C’est un travail de lâcher-prise. Ce n’est pas que savoir déléguer, c’est savoir faire retomber la prise de risque à d’autres niveaux. Cela est en plus très valorisant pour les salariés. Ils sont plus concentrés, et veulent bien faire.

C’est un phénomène connu en RH : si on ne délègue pas, au bout d’un moment, les employés se reposent sur vous pour finir le travail.

Toute cette réorganisation m’a permis de prendre du recul, de comprendre mon travail, et à voir comment je pouvais être plus efficace dans mon travail, d’être moins dans l’opérationnel et plus dans la stratégie.

On a également tout fait pour que ce ne soit pas mon associée qui reprenne toutes mes tâches. Elle gère l’image, la marque, les approvisionnements, les produits, la conception, etc. C’est déjà assez énorme pour qu’elle n’ait pas à subir en plus mon travail.

Avec ce système on a fait avancer la boîte. La maternité a finalement fortifié notre entreprise.

Un bon CEO, c’est quelqu’un qui sait bien s’entourer, sait bien recruter et sait faire en sorte que sa boîte tourne sans lui, pendant qu’il gère la stratégie, la structure RH, etc. Ce n’est pas quelqu’un qui fait tout à la place de tout le monde.

 

Votre petite fille est arrivée en Mai, comment s’est passée la suite ?

 

Un mois et demi après je commençais à revenir petit à petit au bureau, pour les rendez-vous, avec ma fille sur moi. Cela m’a permis, plutôt que de me retrouver seule à la maison, d’avoir un soutien dans l’entreprise.

Le porte-bébé a été la meilleure pépinière, j’ai fait des rendez-vous de financement, des rendez-vous clients, avec elle, des interviews… !

 

Vous allaitez également au travail, cela a-t-il été bien accepté par vos collaborateurs ?

 

Je ne voulais pas mettre mal à l’aise mes salariés et je me mettais dans une salle à part. Mais je me suis rendue compte que quand j’allaitais, ce sont eux qui venaient me voir et me parler sans problème ! Ce sont eux aussi qui, par leurs réactions positives, m’ont permis d’être avec tout le monde et même de faire les réunions et allaiter en même temps (avec discrétion quand même !).

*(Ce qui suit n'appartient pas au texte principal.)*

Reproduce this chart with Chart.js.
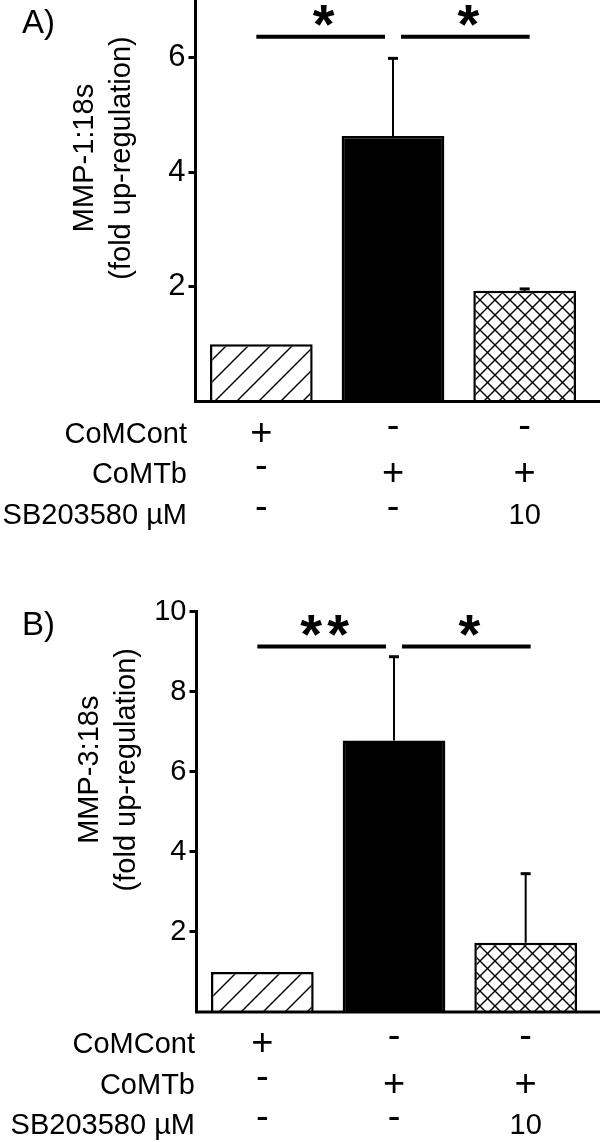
<!DOCTYPE html>
<html>
<head>
<meta charset="utf-8">
<script src="https://cdn.jsdelivr.net/npm/chart.js@4.4.0/dist/chart.umd.min.js"></script>
<style>
  html, body { margin: 0; padding: 0; background: #fff; }
  .panel { position: absolute; left: 0; width: 600px; height: 571px; }
  #panelA { top: 0; }
  #panelB { top: 571px; }
</style>
</head>
<body>
<div class="panel" id="panelA"><canvas id="chartA" width="600" height="571"></canvas></div>
<div class="panel" id="panelB"><canvas id="chartB" width="600" height="571"></canvas></div>
<script>
// Datos
const categories = ['CoMCont', 'CoMTb', 'CoMTb + SB203580'];
const rowLabels = ['CoMCont', 'CoMTb', 'SB203580 µM'];
const rowValues = [
    ['+', '-', '-'],
    ['-', '+', '+'],
    ['-', '-', '10']
];

const mmp1Values = [1.0, 4.63, 1.93];
const mmp1Errors = [0, 1.37, 0.05];
const mmp1Ticks = [2, 4, 6];
const mmp1Sig = [
    { from: 0, to: 1, y: 6.36, label: '*' },
    { from: 1, to: 2, y: 6.36, label: '*' }
];

const mmp3Values = [1.0, 6.78, 1.73];
const mmp3Errors = [0, 2.12, 1.75];
const mmp3Ticks = [2, 4, 6, 8, 10];
const mmp3Sig = [
    { from: 0, to: 1, y: 9.13, label: '**' },
    { from: 1, to: 2, y: 9.13, label: '*' }
];

const FONT = '"Liberation Sans", Arial, Helvetica, sans-serif';

function makeHatch(size, cross) {
    const c = document.createElement('canvas');
    c.width = size;
    c.height = size;
    const ctx = c.getContext('2d');
    ctx.fillStyle = '#fff';
    ctx.fillRect(0, 0, size, size);
    ctx.strokeStyle = '#000';
    ctx.lineWidth = 1.4;
    const seg = (x1, y1, x2, y2) => { ctx.beginPath(); ctx.moveTo(x1, y1); ctx.lineTo(x2, y2); ctx.stroke(); };
    seg(-1, size + 1, size + 1, -1);
    seg(-3, 3, 3, -3);
    seg(size - 3, size + 3, size + 3, size - 3);
    if (cross) {
        seg(-1, -1, size + 1, size + 1);
        seg(-3, size - 3, 3, size + 3);
        seg(size - 3, -3, size + 3, 3);
    }
    return ctx.createPattern(c, 'repeat');
}

const extrasPlugin = {
    id: 'extras',
    afterDatasetsDraw(chart) {
        const o = chart.options.plugins.extras;
        const ctx = chart.ctx;
        const x = chart.scales.x, y = chart.scales.y;
        const area = chart.chartArea;
        ctx.save();
        ctx.strokeStyle = '#000';
        ctx.fillStyle = '#000';

        // eje x prolongado hasta el borde
        ctx.lineWidth = 3;
        ctx.beginPath();
        ctx.moveTo(area.left - 1.5, area.bottom);
        ctx.lineTo(600, area.bottom);
        ctx.stroke();

        // barras de error (solo hacia arriba)
        o.values.forEach((v, i) => {
            const err = o.errors[i];
            if (!err) return;
            const cx = x.getPixelForValue(i);
            const top = y.getPixelForValue(v + err);
            ctx.lineWidth = 2;
            ctx.beginPath();
            ctx.moveTo(cx, y.getPixelForValue(v));
            ctx.lineTo(cx, top);
            ctx.stroke();
            ctx.lineWidth = 3;
            ctx.beginPath();
            ctx.moveTo(cx - 5, top + 1);
            ctx.lineTo(cx + 5, top + 1);
            ctx.stroke();
        });

        // líneas de significancia
        o.sig.forEach(s => {
            const ly = y.getPixelForValue(s.y);
            const x1 = x.getPixelForValue(s.from) + (s.from === 1 ? 8 : -5);
            const x2 = x.getPixelForValue(s.to) + (s.to === 1 ? -8 : 5);
            ctx.lineWidth = 4;
            ctx.beginPath();
            ctx.moveTo(x1, ly);
            ctx.lineTo(x2, ly);
            ctx.stroke();
            ctx.font = 'bold 56px ' + FONT;
            ctx.textAlign = 'center';
            ctx.textBaseline = 'alphabetic';
            const mid = (x1 + x2) / 2 + 3;
            const n = s.label.length;
            for (let k = 0; k < n; k++) {
                ctx.fillText('*', mid + (k - (n - 1) / 2) * 27, ly + 6);
            }
        });
        ctx.restore();
    },
    afterDraw(chart) {
        const o = chart.options.plugins.extras;
        const ctx = chart.ctx;
        const x = chart.scales.x;
        const area = chart.chartArea;
        ctx.save();
        ctx.fillStyle = '#000';

        // título del eje y (dos líneas, rotado)
        ctx.font = '29px ' + FONT;
        ctx.textAlign = 'center';
        ctx.textBaseline = 'middle';
        o.title.forEach((line, i) => {
            ctx.save();
            ctx.translate(o.titleX[i], area.top + o.titleMid);
            ctx.rotate(-Math.PI / 2);
            ctx.fillText(line, 0, 0);
            ctx.restore();
        });

        // letra del panel
        ctx.font = '33px ' + FONT;
        ctx.textAlign = 'left';
        ctx.textBaseline = 'alphabetic';
        ctx.fillText(o.letter, 22, o.letterY);

        // tabla de tratamientos bajo el eje
        rowLabels.forEach((label, r) => {
            const by = area.bottom + 41 + r * 40.5;
            ctx.font = '29px ' + FONT;
            ctx.textAlign = 'right';
            ctx.fillText(label, o.labelRight, by);
            ctx.textAlign = 'center';
            rowValues[r].forEach((val, c) => {
                const cx = x.getPixelForValue(c);
                if (val === '+' || val === '-') {
                    ctx.font = '38px ' + FONT;
                    ctx.fillText(val, cx, val === '-' ? by - 5 : by + 2);
                } else {
                    ctx.font = '29px ' + FONT;
                    ctx.fillText(val, cx, by);
                }
            });
        });
        ctx.restore();
    }
};

function buildPanel(canvasId, p) {
    const canvas = document.getElementById(canvasId);
    const H = canvas.height;
    return new Chart(canvas.getContext('2d'), {
        type: 'bar',
        data: {
            labels: categories,
            datasets: [{
                data: p.values,
                backgroundColor: [makeHatch(22, false), '#000', makeHatch(15, true)],
                borderColor: '#000',
                borderWidth: 2.5,
                barPercentage: 0.78,
                categoryPercentage: 1
            }]
        },
        options: {
            responsive: false,
            animation: false,
            devicePixelRatio: 1,
            layout: { padding: { top: p.top, right: 600 - p.right, left: 0, bottom: 0 } },
            plugins: {
                legend: { display: false },
                tooltip: { enabled: false },
                extras: {
                    values: p.values, errors: p.errors, sig: p.sig,
                    title: p.title, titleX: p.titleX, titleMid: 158,
                    letter: p.letter, letterY: p.letterY, labelRight: p.labelRight
                }
            },
            scales: {
                x: {
                    grid: { display: false },
                    border: { display: false },
                    ticks: { display: false },
                    afterFit: s => { s.height = H - p.bottom; s.paddingLeft = 0; s.paddingRight = 0; }
                },
                y: {
                    min: 0,
                    max: p.max,
                    afterBuildTicks: s => { s.ticks = p.ticks.map(v => ({ value: v })); },
                    afterFit: s => { s.width = p.left; s.paddingTop = 0; s.paddingBottom = 0; },
                    border: { display: true, color: '#000', width: 3 },
                    grid: { drawOnChartArea: false, drawTicks: true, tickLength: 7, tickWidth: 3, tickColor: '#000' },
                    ticks: { color: '#000', padding: 3, font: { family: FONT, size: p.tickSize } }
                }
            }
        },
        plugins: [extrasPlugin]
    });
}

buildPanel('chartA', {
    values: mmp1Values, errors: mmp1Errors, sig: mmp1Sig, ticks: mmp1Ticks, max: 7,
    title: ['MMP-1:18s', '(fold up-regulation)'], titleX: [85, 122],
    letter: 'A)', letterY: 33, labelRight: 187,
    top: 0, bottom: 401.5, left: 195.5, right: 590.5, tickSize: 31
});

buildPanel('chartB', {
    values: mmp3Values, errors: mmp3Errors, sig: mmp3Sig, ticks: mmp3Ticks, max: 10,
    title: ['MMP-3:18s', '(fold up-regulation)'], titleX: [90, 127],
    letter: 'B)', letterY: 64, labelRight: 195,
    top: 40.7, bottom: 441, left: 196.5, right: 591.5, tickSize: 29
});
</script>
</body>
</html>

Il m’est même arrivé d’aller à une soirée du Réseau Entreprendre avec elle en porte-bébé, et cela a été bien accueilli !

 

Selon vous on peut donc concilier maternité, allaitement et gestion d’une entreprise ?

 

Oui c’est possible mais il faut de la volonté et avoir le tempérament pour, car ce n’est pas facile.

Je ne veux pas avoir ce discours du type « toutes les femmes peuvent y arriver », non. Chacun vit sa maternité différemment et c’est déjà assez nouveau, prenant et challengeant pour ne pas rajouter l’obligation à une femme de « gérer tous les fronts » bureau + allaitement en même temps. Je l’ai fait par choix et cela doit rester un choix individuel qui ne doit pas être contraint par d’autres personnes.

Il faut se roder au début, mais il faut diviser sa tête en quatre. Et être flexible ! Parfois je peux être en retard à un rendez-vous si je ne peux pas faire autrement. Ma fille était malgré tout ma priorité !

 

Comment s’est passé votre retour au travail ?

 

Je suis revenue en juin, avant la fin du congé maternité, car c’est une période de forte activité et je devais être présente.

Je n’étais cependant pas sur des missions opérationnelles. J’ai prévenu en précisant que je ne suis pas réactive comme d’habitude : je ne traite que les urgences, etc.

Au même moment, j’ai vu en café informel tous les membres de l’équipe un par un : ce n’était pas un bilan RH, mais on a pu échanger sur le travail, sur leurs besoins et demandes.

On a donc mis en place pendant une semaine avec mon Office Manager une petite boîte avec 4 couleurs de post-its : chacun peut écrire ce qu’il a à dire (les problèmes rencontrés, les solutions proposées, les choses positives sur l’entreprise, et des idées en vrac).

On a dépouillé cette boîte, on en a tiré quatre grands axes de points à améliorer. On va prévoir des ateliers avec un animateur en co-développement, des réunions sur la réorganisation de l’équipe, etc.

On va passer en organigramme type « Holacratie » dès septembre. On a une équipe qui grandit très vite donc on est obligé d’être agile et de se remettre en question.